KADJAR, Renault’nun ilk C-segment crossover modeli
Renault, C segmentindeki ilk crossover modeli KADJAR’ın lansmanı ile crossover dünyasındaki atılımını sürdürüyor. KADJAR, prömiyeri öncesi, sosyal medya aracılığı ile tüm dünyaya tanıtılıyor. KADJAR ismi, KAD- ve -JAR hecelerinin bir oyunu. KAD ilhamını güçlü ve etkili arazi araçlardan alıyor. JAR ‘çevikliği’ ve ‘atılımı’ simgeliyor. KADJAR ismi egzotik bir ses çağrıştırırken, maceraya ve yepyeni ufukları keşfetmeye davet ediyor. ‘K’ harfi modelin sağlamlığını ve gücünü vurgularken KADJAR, Renault’nun Crossover dünyasında, Captur ve Koleos modellerinin yanında kendinden emin olarak yerini alıyor. 2 Şubat’ta KADJAR’ın yüzünün gözler önüne serilmesi beklenirken Renault, her gün yeni fotoğraflar ve videoları sosyal medyada paylaşacak.
Mitsubishi, Attrage ile sedan pazarında kendine yer arıyor
MItsubIshI kısa bir süre önce pazara sunduğu Attrage ile B Sedan segmentinde pazar payı elde etmeye çalışacak. Ancak Attarage düşük yakıt tüketimine sahip küçük hacimli ve otomatik vites seçeneği sunan bir sedan olmasına karşı tasarımıyla pek de etkileyici gözükmüyor. Mitsubishi Attrage 1.2 CVT Intense birçoklarının beklentisini karşılarken tasarım odaklı müşterilere uzak kalıyor. Mitsubishi Attrage 1.2 CVT Intense’in benzinli ve otomatik vitesle gücünü yere aktaran sessiz bir motoru var. Otomobili kullanırken bu sessiz motor dikkat çekiyor. Test aracımız benzinli olmasına rağmen küçük hacmi ve Mitsubishi mühendislerinin başarılı çalışması sonucu düşük yakıt tüketim değerlerine sahip. Şehir içi yakıt tüketimi 5.6 litre iken şehir dışında ise bu rakam 4.4 litrelere kadar iniyor. 42 litrelik yakıt tankına sahip aracın tüketiminin, sınıfındaki araçlarla kıyaslandığında başarılı olduğunu söyleyebilirim.

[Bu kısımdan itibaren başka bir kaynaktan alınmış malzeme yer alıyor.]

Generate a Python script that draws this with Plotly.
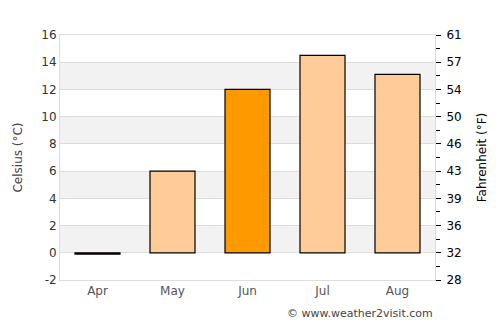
import plotly.graph_objects as go

months = ["Apr", "May", "Jun", "Jul", "Aug"]
celsius = [-0.1, 6, 12, 14.5, 13.1]
bar_colors = ["#FFCC99", "#FFCC99", "#FF9900", "#FFCC99", "#FFCC99"]
c_ticks = [-2, 0, 2, 4, 6, 8, 10, 12, 14, 16]
c_labels = [str(c) for c in c_ticks]
f_labels = [str(round(c * 9 / 5 + 32)) for c in c_ticks]

fig = go.Figure()
fig.add_trace(go.Bar(x=months, y=celsius, marker=dict(color=bar_colors, line=dict(color="black", width=1.2)),
                     width=0.6, hoverinfo="y"))
fig.add_trace(go.Scatter(x=months, y=celsius, yaxis="y2", mode="markers", marker=dict(opacity=0),
                         hoverinfo="skip", showlegend=False))

shapes = []
for i in range(len(c_ticks) - 1):
    if c_ticks[i] in (0, 4, 8, 12):
        shapes.append(dict(type="rect", xref="paper", yref="y", x0=0, x1=1, y0=c_ticks[i], y1=c_ticks[i + 1],
                           fillcolor="#F2F2F2", line=dict(width=0), layer="below"))

fig.update_layout(
    width=500, height=325, margin=dict(l=60, r=65, t=35, b=45),
    paper_bgcolor="white", plot_bgcolor="white", showlegend=False,
    font=dict(family="DejaVu Sans", size=12, color="#444"),
    shapes=shapes,
    xaxis=dict(showline=True, linecolor="#DDDDDD", mirror=True, ticks="", tickfont=dict(size=12, color="#555")),
    yaxis=dict(range=[-2, 16], tickvals=c_ticks, ticktext=c_labels, showgrid=True, gridcolor="#DDDDDD",
               zeroline=False, showline=True, linecolor="#DDDDDD", mirror=True, ticks="",
               title=dict(text="Celsius (°C)", font=dict(size=12, color="#444"), standoff=16),
               tickfont=dict(size=12, color="#333")),
    yaxis2=dict(range=[-2, 16], overlaying="y", side="right", tickvals=c_ticks, ticktext=f_labels,
                showgrid=False, zeroline=False, ticks="outside", ticklen=5, tickcolor="black",
                ticklabelstandoff=3,
                minor=dict(tickvals=[-1, 1, 3, 5, 7, 9, 11, 13, 15], ticks="outside", ticklen=4, tickcolor="black"),
                title=dict(text="Fahrenheit (°F)", font=dict(size=12, color="black"), standoff=16),
                tickfont=dict(size=12, color="black")),
    annotations=[dict(text="© www.weather2visit.com", xref="paper", yref="paper", x=1, y=0, yshift=-42,
                      xanchor="right", yanchor="bottom", showarrow=False, font=dict(size=11, color="#444"))],
)
fig.write_html("out.html")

Mıtsubıshı Attrage 1.2 CVT Intense’in 1.2 litrelik motoru 80 beygir güç üretebiliyor ve maksimum tork değeri 106Nm. Aracın maksimum sürati 174 km/s. Bu verilerle performans konusunda beklentileri karşılayacak düzeyde değil ama aracın ekonomi odaklı olduğunu da unutmamak gerek. Yine de daha iyi veriler bekliyor insan. Araçta vitesteki B konumu motor frenini kullanmak için ve çok dik yokuşlarda inip ve çıkmak için kullanılıyor. Sedan tipi bu aracın 450 lt büyüklüğünde ki bagajı çoğu kişiyi tatmin edecek büyüklükte. Mitsubishi Attrage 1.2 CVT Intense vergisi ve bakım masrafları düşük bir araç. Markanın sorunsuz motorları da artılar arasında. Konfor bakımından koltuklarının ve süspansiyon sisteminin pek de rahat olmadığı dikkat çekiyor. Donanımlarına bakacak olursak; ABS, EBD, ESP, yokuş kalkış sistemi, lastik basınç uyarı sistemi ve yol bilgisayarı gibi özelliklere sahip. Arkadaki diz mesafesi oldukça iyi ve rahat ettirebilir nitelikte.